When disassembling my application, I have noticed that MSVC generates more assembly opcodes when I'm calling a static method compared to an instance method. This is true even when both functions are identical (so the instance method is not using this).
Code example:
struct matrix4
{
float m[16];
static const matrix4 identity;
static matrix4 translation1(float x);
matrix4 translation2(float x) const;
};
func(matrix4::translation1(0));
func(matrix4::identity.translation2(0));
The generated code will look like this:
call static matrix4 matrix4::translation1(float) ; matrix4::translation1
push 16 ; 00000010H
mov esi, eax
lea edi, DWORD PTR $T2[ebp]
pop ecx
lea eax, DWORD PTR $T2[ebp]
rep movsd
push eax
call void func(matrix4 const &) ; func
[...]
mov ecx, OFFSET static matrix4 const matrix4::identity ; matrix4::identity
call matrix4 matrix4::translation2(float)const ; matrix4::translation2
push eax
call void func(matrix4 const &) ; func
For my application, I care about the generated file size. It looks like I should replace all my static methods with instance methods, which seems really surprising to me. I'd rather avoid that because it means changing a lot of code. Did I miss anything?

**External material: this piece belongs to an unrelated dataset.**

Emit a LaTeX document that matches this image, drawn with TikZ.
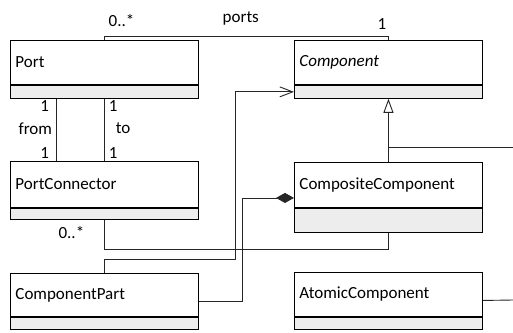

Repro: https://godbolt.org/z/o3x5vKGdK (compare block1 and block2)
I have noticed similar issues with other compiler flags (with and without /Os). The same happens whether the method is inlined or not.
Clang doesn't seem to have this behavior. If that's a MSVC optimization bug, is there a simple workaround?
(I noticed the problem when I upgraded my code from Visual Studio 2010 to more recent VS versions. VS2010 was generating a smaller executable.)